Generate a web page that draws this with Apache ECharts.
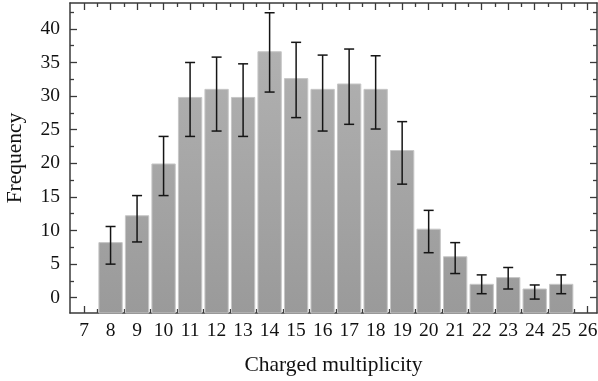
<!DOCTYPE html>
<html><head><meta charset="utf-8">
<script src="https://cdn.jsdelivr.net/npm/echarts@6/dist/echarts.min.js"></script>
<style>html,body{margin:0;padding:0;background:#fff}#c{width:598px;height:381px}</style>
</head><body><div id="c"></div>
<script>
const multiplicity = [8, 9, 10, 11, 12, 13, 14, 15, 16, 17, 18, 19, 20, 21, 22, 23, 24, 25];
const frequency    = [8.2, 12.2, 19.9, 29.8, 31.0, 29.8, 36.6, 32.6, 31.0, 31.8, 31.0, 21.9, 10.2, 6.1, 2.0, 3.0, 1.3, 2.0];
const errLow       = [5.0, 8.3, 15.2, 24.0, 24.8, 24.0, 30.6, 26.8, 24.8, 25.8, 25.1, 16.9, 6.7, 3.6, 0.6, 1.3, -0.2, 0.6];
const errHigh      = [10.6, 15.2, 24.0, 35.0, 35.8, 34.8, 42.4, 38.0, 36.1, 37.0, 36.0, 26.2, 13.0, 8.2, 3.4, 4.5, 1.9, 3.4];
const xTicks = [7, 8, 9, 10, 11, 12, 13, 14, 15, 16, 17, 18, 19, 20, 21, 22, 23, 24, 25, 26];
const xMinorTicks = [7.5, 8.5, 9.5, 10.5, 11.5, 12.5, 13.5, 14.5, 15.5, 16.5, 17.5, 18.5, 19.5, 20.5, 21.5, 22.5, 23.5, 24.5, 25.5];
const yTicks = [0, 5, 10, 15, 20, 25, 30, 35, 40];
const yMinorTicks = [2.5, 7.5, 12.5, 17.5, 22.5, 27.5, 32.5, 37.5, 42.5];
const xTitle = 'Charged multiplicity';
const yTitle = 'Frequency';

const X_MIN = 6.47, X_MAX = 26.35, Y_MIN = -2.27, Y_MAX = 43.85;
const FONT = 'Liberation Serif';
const lineC = '#3a3a3a';

function xAx(pos, ticks, len, showLine, showLabel, extra) {
  return Object.assign({
    type: 'value', position: pos, min: X_MIN, max: X_MAX,
    axisLine: { show: showLine, onZero: false, lineStyle: { color: lineC, width: 1.5 } },
    axisTick: { show: true, inside: true, length: len, customValues: ticks, lineStyle: { color: lineC, width: 1.3 } },
    axisLabel: { show: showLabel, customValues: ticks, fontFamily: FONT, fontSize: 19.5, color: '#111', margin: 8 },
    splitLine: { show: false }
  }, extra || {});
}
function yAx(pos, ticks, len, showLine, showLabel, extra) {
  return Object.assign({
    type: 'value', position: pos, min: Y_MIN, max: Y_MAX,
    axisLine: { show: showLine, onZero: false, lineStyle: { color: lineC, width: 1.5 } },
    axisTick: { show: true, inside: true, length: len, customValues: ticks, lineStyle: { color: lineC, width: 1.3 } },
    axisLabel: { show: showLabel, customValues: ticks, fontFamily: FONT, fontSize: 19.5, color: '#111', margin: 10 },
    splitLine: { show: false }
  }, extra || {});
}

const barData = multiplicity.map((m, i) => [m, frequency[i]]);
const errData = multiplicity.map((m, i) => [m, errLow[i], errHigh[i]]);

const grad = new echarts.graphic.LinearGradient(0, 3, 0, 313, [
  { offset: 0, color: '#b5b5b5' }, { offset: 1, color: '#9a9a9a' }
], true);

const chart = echarts.init(document.getElementById('c'), null, { renderer: 'canvas' });
chart.setOption({
  animation: false,
  backgroundColor: '#fff',
  grid: { left: 70, right: 1, top: 3, bottom: 68, containLabel: false, outerBoundsMode: 'none' },
  xAxis: [
    xAx('bottom', xTicks, 7, true, true, {
      name: xTitle, nameLocation: 'middle', nameGap: 41,
      nameTextStyle: { fontFamily: FONT, fontSize: 21.5, color: '#111' }
    }),
    xAx('bottom', xMinorTicks, 4, false, false),
    xAx('top', xTicks, 7, true, false),
    xAx('top', xMinorTicks, 4, false, false)
  ],
  yAxis: [
    yAx('left', yTicks, 7, true, true, {
      name: yTitle, nameLocation: 'middle', nameGap: 44,
      nameTextStyle: { fontFamily: FONT, fontSize: 21.5, color: '#111' }
    }),
    yAx('left', yMinorTicks, 4, false, false),
    yAx('right', yTicks, 7, true, false),
    yAx('right', yMinorTicks, 4, false, false)
  ],
  series: [
    {
      type: 'custom', xAxisIndex: 0, yAxisIndex: 0, data: barData, z: 1,
      renderItem: function (params, api) {
        const x = api.value(0), y = api.value(1);
        const p0 = api.coord([x - 0.44, Y_MIN]);
        const p1 = api.coord([x + 0.44, y]);
        return {
          type: 'rect',
          shape: { x: p0[0], y: p1[1], width: p1[0] - p0[0], height: p0[1] - p1[1] },
          style: { fill: grad, stroke: '#c6c6c6', lineWidth: 1 }
        };
      }
    },
    {
      type: 'custom', xAxisIndex: 0, yAxisIndex: 0, data: errData, z: 2,
      renderItem: function (params, api) {
        const x = api.value(0);
        const lo = api.coord([x, api.value(1)]);
        const hi = api.coord([x, api.value(2)]);
        const w = 5;
        const st = { stroke: '#151515', lineWidth: 1.5 };
        return {
          type: 'group',
          children: [
            { type: 'line', shape: { x1: lo[0], y1: lo[1], x2: hi[0], y2: hi[1] }, style: st },
            { type: 'line', shape: { x1: lo[0] - w, y1: lo[1], x2: lo[0] + w, y2: lo[1] }, style: st },
            { type: 'line', shape: { x1: hi[0] - w, y1: hi[1], x2: hi[0] + w, y2: hi[1] }, style: st }
          ]
        };
      }
    }
  ]
});
</script>
</body></html>
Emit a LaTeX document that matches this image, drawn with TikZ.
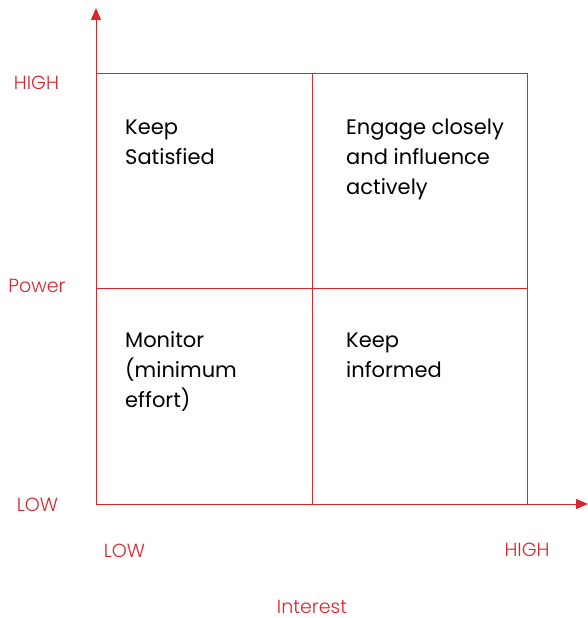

--- What to work on ---
Using the records above, retype everything exactly except the pictures.

--- Reply to the exercise ---
Generate a web page that draws this with Apache ECharts.
<!DOCTYPE html>
<html><head><meta charset="utf-8">
<script src="https://cdn.jsdelivr.net/npm/echarts@6/dist/echarts.min.js"></script>
<style>html,body{margin:0;padding:0;background:#fff}#c{width:598px;height:381px}</style>
</head><body><div id="c"></div>
<script>
const multiplicity = [8, 9, 10, 11, 12, 13, 14, 15, 16, 17, 18, 19, 20, 21, 22, 23, 24, 25];
const frequency    = [8.2, 12.2, 19.9, 29.8, 31.0, 29.8, 36.6, 32.6, 31.0, 31.8, 31.0, 21.9, 10.2, 6.1, 2.0, 3.0, 1.3, 2.0];
const errLow       = [5.0, 8.3, 15.2, 24.0, 24.8, 24.0, 30.6, 26.8, 24.8, 25.8, 25.1, 16.9, 6.7, 3.6, 0.6, 1.3, -0.2, 0.6];
const errHigh      = [10.6, 15.2, 24.0, 35.0, 35.8, 34.8, 42.4, 38.0, 36.1, 37.0, 36.0, 26.2, 13.0, 8.2, 3.4, 4.5, 1.9, 3.4];
const xTicks = [7, 8, 9, 10, 11, 12, 13, 14, 15, 16, 17, 18, 19, 20, 21, 22, 23, 24, 25, 26];
const xMinorTicks = [7.5, 8.5, 9.5, 10.5, 11.5, 12.5, 13.5, 14.5, 15.5, 16.5, 17.5, 18.5, 19.5, 20.5, 21.5, 22.5, 23.5, 24.5, 25.5];
const yTicks = [0, 5, 10, 15, 20, 25, 30, 35, 40];
const yMinorTicks = [2.5, 7.5, 12.5, 17.5, 22.5, 27.5, 32.5, 37.5, 42.5];
const xTitle = 'Charged multiplicity';
const yTitle = 'Frequency';

const X_MIN = 6.47, X_MAX = 26.35, Y_MIN = -2.27, Y_MAX = 43.85;
const FONT = 'Liberation Serif';
const lineC = '#3a3a3a';

function xAx(pos, ticks, len, showLine, showLabel, extra) {
  return Object.assign({
    type: 'value', position: pos, min: X_MIN, max: X_MAX,
    axisLine: { show: showLine, onZero: false, lineStyle: { color: lineC, width: 1.5 } },
    axisTick: { show: true, inside: true, length: len, customValues: ticks, lineStyle: { color: lineC, width: 1.3 } },
    axisLabel: { show: showLabel, customValues: ticks, fontFamily: FONT, fontSize: 19.5, color: '#111', margin: 8 },
    splitLine: { show: false }
  }, extra || {});
}
function yAx(pos, ticks, len, showLine, showLabel, extra) {
  return Object.assign({
    type: 'value', position: pos, min: Y_MIN, max: Y_MAX,
    axisLine: { show: showLine, onZero: false, lineStyle: { color: lineC, width: 1.5 } },
    axisTick: { show: true, inside: true, length: len, customValues: ticks, lineStyle: { color: lineC, width: 1.3 } },
    axisLabel: { show: showLabel, customValues: ticks, fontFamily: FONT, fontSize: 19.5, color: '#111', margin: 10 },
    splitLine: { show: false }
  }, extra || {});
}

const barData = multiplicity.map((m, i) => [m, frequency[i]]);
const errData = multiplicity.map((m, i) => [m, errLow[i], errHigh[i]]);

const grad = new echarts.graphic.LinearGradient(0, 3, 0, 313, [
  { offset: 0, color: '#b5b5b5' }, { offset: 1, color: '#9a9a9a' }
], true);

const chart = echarts.init(document.getElementById('c'), null, { renderer: 'canvas' });
chart.setOption({
  animation: false,
  backgroundColor: '#fff',
  grid: { left: 70, right: 1, top: 3, bottom: 68, containLabel: false, outerBoundsMode: 'none' },
  xAxis: [
    xAx('bottom', xTicks, 7, true, true, {
      name: xTitle, nameLocation: 'middle', nameGap: 41,
      nameTextStyle: { fontFamily: FONT, fontSize: 21.5, color: '#111' }
    }),
    xAx('bottom', xMinorTicks, 4, false, false),
    xAx('top', xTicks, 7, true, false),
    xAx('top', xMinorTicks, 4, false, false)
  ],
  yAxis: [
    yAx('left', yTicks, 7, true, true, {
      name: yTitle, nameLocation: 'middle', nameGap: 44,
      nameTextStyle: { fontFamily: FONT, fontSize: 21.5, color: '#111' }
    }),
    yAx('left', yMinorTicks, 4, false, false),
    yAx('right', yTicks, 7, true, false),
    yAx('right', yMinorTicks, 4, false, false)
  ],
  series: [
    {
      type: 'custom', xAxisIndex: 0, yAxisIndex: 0, data: barData, z: 1,
      renderItem: function (params, api) {
        const x = api.value(0), y = api.value(1);
        const p0 = api.coord([x - 0.44, Y_MIN]);
        const p1 = api.coord([x + 0.44, y]);
        return {
          type: 'rect',
          shape: { x: p0[0], y: p1[1], width: p1[0] - p0[0], height: p0[1] - p1[1] },
          style: { fill: grad, stroke: '#c6c6c6', lineWidth: 1 }
        };
      }
    },
    {
      type: 'custom', xAxisIndex: 0, yAxisIndex: 0, data: errData, z: 2,
      renderItem: function (params, api) {
        const x = api.value(0);
        const lo = api.coord([x, api.value(1)]);
        const hi = api.coord([x, api.value(2)]);
        const w = 5;
        const st = { stroke: '#151515', lineWidth: 1.5 };
        return {
          type: 'group',
          children: [
            { type: 'line', shape: { x1: lo[0], y1: lo[1], x2: hi[0], y2: hi[1] }, style: st },
            { type: 'line', shape: { x1: lo[0] - w, y1: lo[1], x2: lo[0] + w, y2: lo[1] }, style: st },
            { type: 'line', shape: { x1: hi[0] - w, y1: hi[1], x2: hi[0] + w, y2: hi[1] }, style: st }
          ]
        };
      }
    }
  ]
});
</script>
</body></html>
Emit a LaTeX document that matches this image, drawn with TikZ.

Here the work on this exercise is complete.